# Robust Location Estimates¶

A location estimate refers to a typical or central value which best describes a given dataset. The mean and median are both examples of location estimators. However, the mean has a severe sensitivity to data outliers and can give erroneous values when even a small number of outliers are present. The median on the other hand, has a strong insensitivity to data outliers, but due to its non-smoothness it can behave unexpectedly in certain situations. GSL offers the following alternative location estimators, which are robust to the presence of outliers.

## Trimmed Mean¶

The trimmed mean, or truncated mean, discards a certain number of smallest and largest samples from the input vector before computing the mean of the remaining samples. The amount of trimming is specified by a factor $$\alpha \in [0,0.5]$$. Then the number of samples discarded from both ends of the input vector is $$\left\lfloor \alpha n \right\rfloor$$, where $$n$$ is the length of the input. So to discard 25% of the samples from each end, one would set $$\alpha = 0.25$$.

gsl_stats_trmean_from_sorted_data(data, alpha)

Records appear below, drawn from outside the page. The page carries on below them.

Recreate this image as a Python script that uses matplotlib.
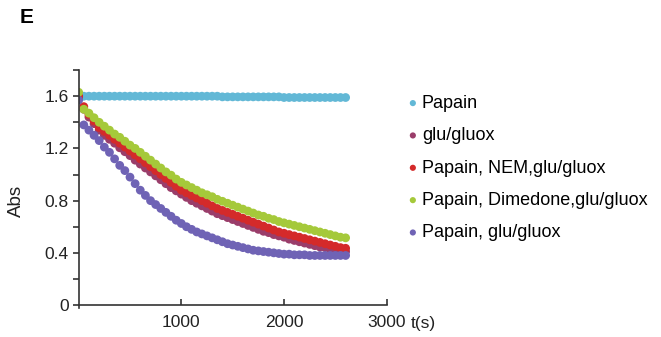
import numpy as np
import matplotlib
matplotlib.use("Agg")
import matplotlib.pyplot as plt

plt.rcParams["font.family"] = ["Liberation Sans", "DejaVu Sans"]

# time grid (s)
time_s = list(range(0, 2650, 50))

papain = [1.60, 1.60, 1.60, 1.60, 1.60, 1.60, 1.60, 1.60, 1.60, 1.60,
          1.60, 1.60, 1.60, 1.60, 1.60, 1.60, 1.60, 1.60, 1.60, 1.60,
          1.60, 1.60, 1.60, 1.60, 1.60, 1.60, 1.60, 1.60, 1.595, 1.595,
          1.595, 1.595, 1.595, 1.595, 1.595, 1.595, 1.595, 1.595, 1.595, 1.595,
          1.59, 1.59, 1.59, 1.59, 1.59, 1.59, 1.59, 1.59, 1.59, 1.59,
          1.59, 1.59, 1.59]

glu_gluox = [1.59, 1.50, 1.44, 1.39, 1.34, 1.30, 1.27, 1.24, 1.205, 1.175,
             1.145, 1.11, 1.08, 1.05, 1.02, 0.99, 0.96, 0.93, 0.90, 0.875,
             0.85, 0.825, 0.80, 0.78, 0.76, 0.74, 0.72, 0.70, 0.685, 0.67,
             0.655, 0.64, 0.625, 0.61, 0.595, 0.58, 0.565, 0.555, 0.54, 0.53,
             0.52, 0.505, 0.495, 0.485, 0.475, 0.465, 0.455, 0.445, 0.44, 0.43,
             0.42, 0.415, 0.41]

papain_nem = [1.60, 1.52, 1.46, 1.41, 1.36, 1.33, 1.30, 1.27, 1.24, 1.21,
              1.18, 1.15, 1.12, 1.09, 1.06, 1.03, 1.00, 0.97, 0.94, 0.91,
              0.88, 0.86, 0.84, 0.82, 0.80, 0.78, 0.76, 0.74, 0.725, 0.71,
              0.695, 0.68, 0.665, 0.65, 0.635, 0.62, 0.605, 0.59, 0.575, 0.56,
              0.55, 0.54, 0.53, 0.52, 0.51, 0.50, 0.49, 0.48, 0.47, 0.46,
              0.45, 0.44, 0.435]

papain_dimedone = [1.63, 1.50, 1.47, 1.435, 1.40, 1.37, 1.34, 1.31, 1.285, 1.255,
                   1.225, 1.20, 1.17, 1.14, 1.11, 1.08, 1.05, 1.02, 0.995, 0.965,
                   0.94, 0.92, 0.90, 0.88, 0.86, 0.845, 0.83, 0.81, 0.795, 0.78,
                   0.765, 0.75, 0.735, 0.72, 0.705, 0.69, 0.68, 0.665, 0.655, 0.64,
                   0.63, 0.62, 0.61, 0.60, 0.59, 0.58, 0.57, 0.56, 0.55, 0.54,
                   0.53, 0.52, 0.515]

papain_glu = [1.57, 1.38, 1.34, 1.30, 1.26, 1.21, 1.17, 1.12, 1.07, 1.03,
              0.98, 0.93, 0.88, 0.84, 0.80, 0.77, 0.74, 0.71, 0.68, 0.65,
              0.625, 0.60, 0.58, 0.56, 0.545, 0.53, 0.515, 0.50, 0.485, 0.47,
              0.46, 0.45, 0.44, 0.43, 0.42, 0.415, 0.41, 0.405, 0.40, 0.395,
              0.39, 0.39, 0.385, 0.385, 0.385, 0.38, 0.38, 0.38, 0.38, 0.38,
              0.38, 0.38, 0.38]

labels = ["Papain", "glu/gluox", "Papain, NEM,glu/gluox",
          "Papain, Dimedone,glu/gluox", "Papain, glu/gluox"]
colors = ["#62b8d6", "#9a3d6a", "#d42a2a", "#a5c93a", "#6f63b5"]
series = [papain, glu_gluox, papain_nem, papain_dimedone, papain_glu]

fig = plt.figure(figsize=(6.61, 3.37), dpi=100)
ax = fig.add_axes([0.119, 0.087, 0.466, 0.705])

for vals, lab, col in zip(series, labels, colors):
    ax.scatter(time_s, vals, s=40, color=col, label=lab, edgecolors="none")

ax.set_xlim(0, 3000)
ax.set_ylim(-0.02, 1.8)
ax.spines["top"].set_visible(False)
ax.spines["right"].set_visible(False)
ax.spines["bottom"].set_position(("data", 0))
for sp in ("left", "bottom"):
    ax.spines[sp].set_color("#333333")
    ax.spines[sp].set_linewidth(1.2)

ax.set_yticks([0, 0.4, 0.8, 1.2, 1.6])
ax.set_yticklabels(["0", "0.4", "0.8", "1.2", "1.6"])
ax.set_yticks([0.2, 0.6, 1.0, 1.4, 1.8], minor=True)
ax.set_xticks([1000, 2000, 3000])
ax.set_xticklabels(["1000", "2000", "3000"])
ax.tick_params(axis="y", which="both", direction="out", length=4, width=1.2,
               color="#333333", labelsize=12.5, labelcolor="#222222", pad=3)
ax.tick_params(axis="x", which="both", direction="in", length=4, width=1.2,
               color="#333333", labelsize=12.5, labelcolor="#222222", pad=7)

ax.set_ylabel("Abs", fontsize=13.5, color="#222222")
ax.yaxis.set_label_coords(-0.175, 0.45)

ax.annotate("t(s)", xy=(1, 0), xycoords="axes fraction", xytext=(17, -6),
            textcoords="offset points", ha="left", va="top", fontsize=12.5,
            color="#222222")

fig.text(0.03, 0.975, "E", fontsize=15, fontweight="bold", va="top", ha="left")

ax.legend(loc="upper left", bbox_to_anchor=(0.6, 0.74),
          bbox_transform=fig.transFigure, frameon=False, fontsize=13,
          handletextpad=0.0, labelspacing=0.85, markerscale=0.7,
          handlelength=1.0, borderaxespad=0)

fig.savefig("out.png", dpi=100)
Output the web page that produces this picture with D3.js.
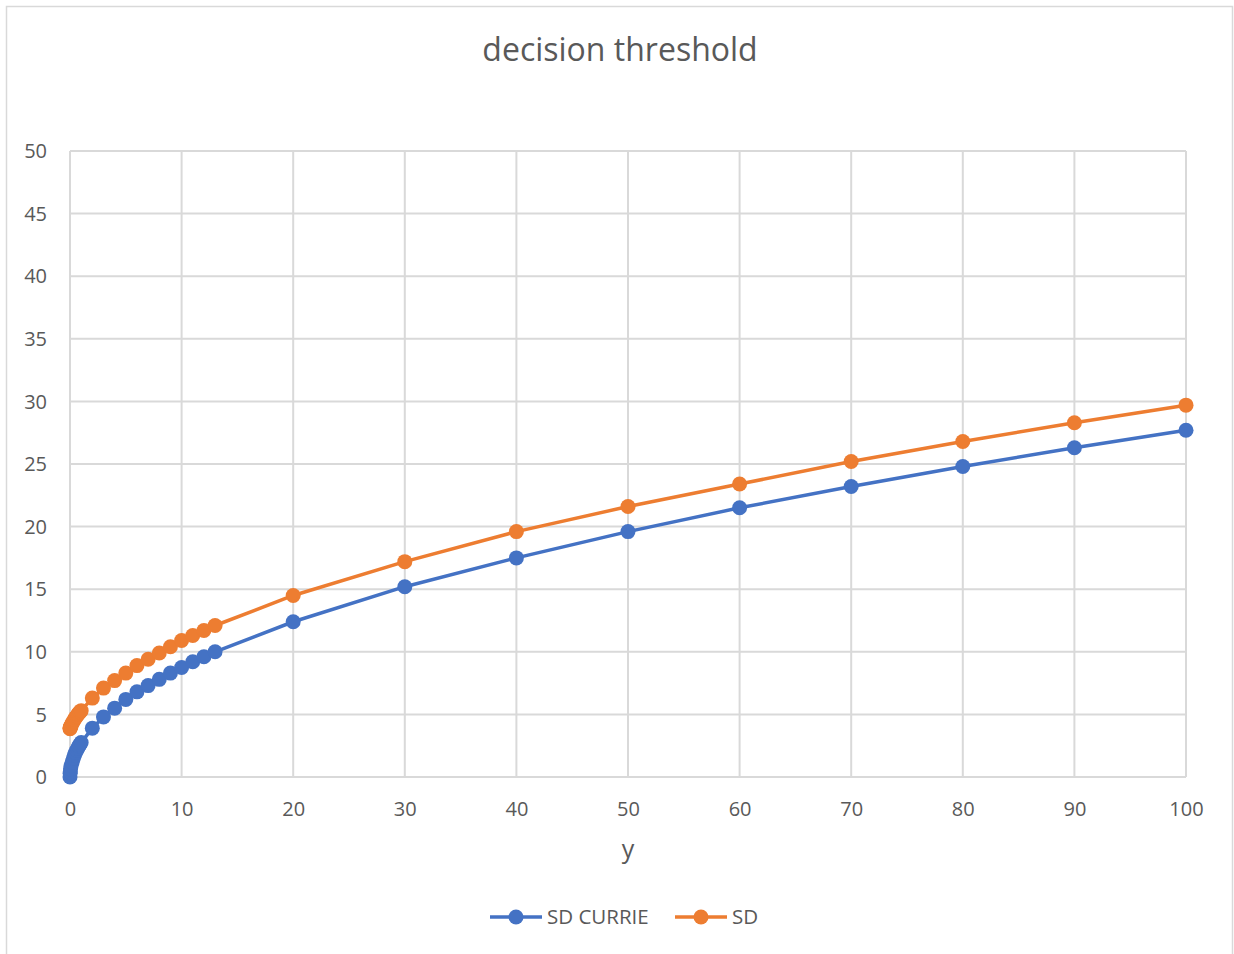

This function returns the trimmed mean of sorted_data. The elements of the array must be in ascending numerical order. There are no checks to see whether the data are sorted, so the function gsl_sort() should always be used first. The trimming factor $$\alpha$$ is given in alpha. If $$\alpha \ge 0.5$$, then the median of the input is returned.

## Gastwirth Estimator¶

Gastwirth’s location estimator is a weighted sum of three order statistics,

$gastwirth = 0.3 \times Q_{\frac{1}{3}} + 0.4 \times Q_{\frac{1}{2}} + 0.3 \times Q_{\frac{2}{3}}$

where $$Q_{\frac{1}{3}}$$ is the one-third quantile, $$Q_{\frac{1}{2}}$$ is the one-half quantile (i.e. median), and $$Q_{\frac{2}{3}}$$ is the two-thirds quantile.

gsl_stats_gastwirth_from_sorted_data(sorted_data)

This function returns the Gastwirth location estimator of sorted_data. The elements of the array must be in ascending numerical order. There are no checks to see whether the data are sorted, so the function gsl_sort() should always be used first.